Are there plans (proposals, PRs, discussions) for unifying SparseMatrixCSC and SparseVector? Something like a new type SparseArrayCSC{Tv,Ti,D} where D is the dimension (1 for SparseVector, 2 for SparseMatrixCSC). It seems like there is a large quantity of repeated code between these two types (as SparseVector is very close to an Mx1 SparseMatrixCSC). Bonus point is that it would provide D>2 types for free.

While it might be possible to share more code between SparseVector and SparseMatrixCSC, I don’t think it will give D>2 “for free” (since all code is written for either D=1 or D = 2).

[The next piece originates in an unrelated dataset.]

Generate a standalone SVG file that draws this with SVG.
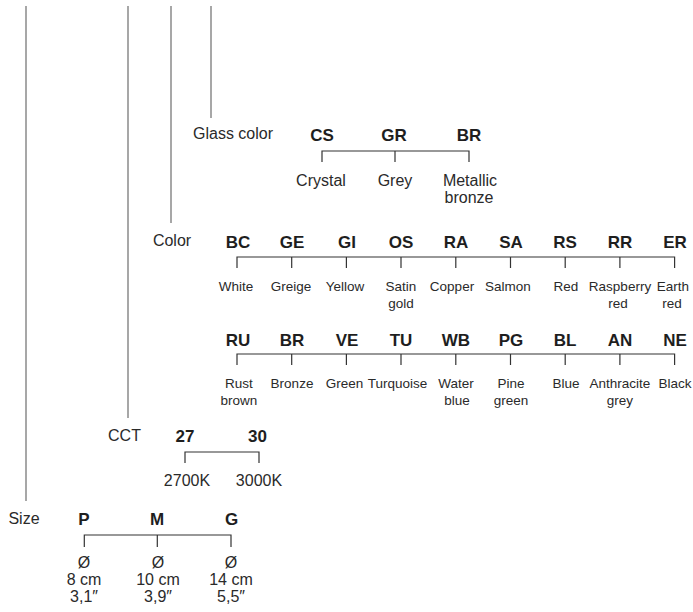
<svg xmlns="http://www.w3.org/2000/svg" width="693" height="612" viewBox="0 0 693 612">
<style>
text{font-family:"Liberation Sans",Arial,sans-serif;fill:#2a2a2a;text-anchor:middle}
.h{font-size:16px}
.c{font-size:17px;font-weight:bold;fill:#1e1e1e}
.l{font-size:16px}
.s{font-size:13.5px}
.lead{stroke:#8a8a8a;stroke-width:1.5;fill:none}
.br{stroke:#333;stroke-width:1.2;fill:none}
</style>
<rect width="693" height="612" fill="#fff"/>
<g id="connectors">
<line class="lead" x1="26" y1="6" x2="26" y2="501"/>
<line class="lead" x1="128" y1="6" x2="128" y2="418"/>
<line class="lead" x1="171" y1="6" x2="171" y2="223"/>
<line class="lead" x1="211" y1="6" x2="211" y2="118"/>
<path class="br" d="M322 162V151H469V162M395 151V162"/>
<path class="br" d="M237 268V257H674.6V268M291.7 257V268M346.4 257V268M401 257V268M455.8 257V268M510.5 257V268M565.2 257V268M619.9 257V268"/>
<path class="br" d="M237 365V354H674.6V365M291.7 354V365M346.4 354V365M401 354V365M455.8 354V365M510.5 354V365M565.2 354V365M619.9 354V365"/>
<path class="br" d="M185 463V452H259V463"/>
<path class="br" d="M84.3 547V535H231V547M157.3 535V547"/>
</g>
<g id="glass">
<text class="h" x="233" y="139">Glass color</text>
<text class="c" x="322" y="141">CS</text>
<text class="c" x="394" y="141">GR</text>
<text class="c" x="469" y="141">BR</text>
<text class="l" x="321" y="186">Crystal</text>
<text class="l" x="395" y="186">Grey</text>
<text class="l" x="470" y="186">Metallic</text>
<text class="l" x="469" y="203">bronze</text>
</g>
<g id="color">
<text class="h" x="172" y="246">Color</text>
<text class="c" x="238" y="248">BC</text>
<text class="c" x="292" y="248">GE</text>
<text class="c" x="347" y="248">GI</text>
<text class="c" x="401" y="248">OS</text>
<text class="c" x="456" y="248">RA</text>
<text class="c" x="511" y="248">SA</text>
<text class="c" x="565" y="248">RS</text>
<text class="c" x="620" y="248">RR</text>
<text class="c" x="675" y="248">ER</text>
<text class="s" x="236" y="291">White</text>
<text class="s" x="291" y="291">Greige</text>
<text class="s" x="345" y="291">Yellow</text>
<text class="s" x="401" y="291">Satin</text>
<text class="s" x="401" y="308">gold</text>
<text class="s" x="452" y="291">Copper</text>
<text class="s" x="508" y="291">Salmon</text>
<text class="s" x="566" y="291">Red</text>
<text class="s" x="620" y="291">Raspberry</text>
<text class="s" x="618" y="308">red</text>
<text class="s" x="673" y="291">Earth</text>
<text class="s" x="672" y="308">red</text>
<text class="c" x="238" y="346">RU</text>
<text class="c" x="292" y="346">BR</text>
<text class="c" x="347" y="346">VE</text>
<text class="c" x="401" y="346">TU</text>
<text class="c" x="456" y="346">WB</text>
<text class="c" x="511" y="346">PG</text>
<text class="c" x="565" y="346">BL</text>
<text class="c" x="620" y="346">AN</text>
<text class="c" x="675" y="346">NE</text>
<text class="s" x="239" y="388">Rust</text>
<text class="s" x="239" y="405">brown</text>
<text class="s" x="292" y="388">Bronze</text>
<text class="s" x="344.5" y="388">Green</text>
<text class="s" x="397.5" y="388">Turquoise</text>
<text class="s" x="456" y="388">Water</text>
<text class="s" x="457" y="405">blue</text>
<text class="s" x="511" y="388">Pine</text>
<text class="s" x="511" y="405">green</text>
<text class="s" x="566" y="388">Blue</text>
<text class="s" x="620" y="388">Anthracite</text>
<text class="s" x="620" y="405">grey</text>
<text class="s" x="675" y="388">Black</text>
</g>
<g id="cct">
<text class="h" x="124.5" y="441">CCT</text>
<text class="c" x="185" y="442">27</text>
<text class="c" x="257.5" y="442">30</text>
<text class="l" x="187" y="486">2700K</text>
<text class="l" x="259" y="486">3000K</text>
</g>
<g id="size">
<text class="h" x="24" y="524">Size</text>
<text class="c" x="84" y="525">P</text>
<text class="c" x="157" y="525">M</text>
<text class="c" x="231.5" y="525">G</text>
<text class="l" x="84" y="568">Ø</text>
<text class="l" x="84" y="585">8 cm</text>
<text class="l" x="84" y="602">3,1″</text>
<text class="l" x="158" y="568">Ø</text>
<text class="l" x="158" y="585">10 cm</text>
<text class="l" x="158" y="602">3,9″</text>
<text class="l" x="231" y="568">Ø</text>
<text class="l" x="231" y="585">14 cm</text>
<text class="l" x="231" y="602">5,5″</text>
</g>
</svg>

Maybe I’m too optimistic, but it seems reasonable to me to imagine that code that is general enough for both D=1 and D=2 would work also for D>2. My naive idea would be to think about general D as a D-1 dimension collection of sparse columns. So essentially it is only the iteration over colptr that needs to change. I think that the easiest would be to have S.colptr::Vector{Ti} with length(S.colptr) == prod(S.dims[2:end])+1 and size(S) = S.dims. (alternatively, S.colptr could be an Array of dimension D-1 but this has some drawbacks). But I don’t know if any of this has been already been discussed (and/or discarded!) and if there is potential interest in this.

It’s something that I’ve considered this in the past, too: it’s effectively embedding a reshape into the CSC structure itself. I’ve tried to find our previous discussions but came up empty — perhaps it was on Slack. It’d work for some basic structural functions, but I think even the general indexing implementation wouldn’t generalize effectively.

Changing the structure of SparseMatrixCSC would be breaking, but adding general CSC-like-property-accessors would be a feature: https://github.com/JuliaLang/julia/issues/26613. It’d then be easy to add those definitions for the compatible reshape(::SparseMatrixCSC,...)s.

2 Likes

Thanks @mbauman for the explanation. I’m not sure I understand though, you propose to add another type, instead of unifying those two?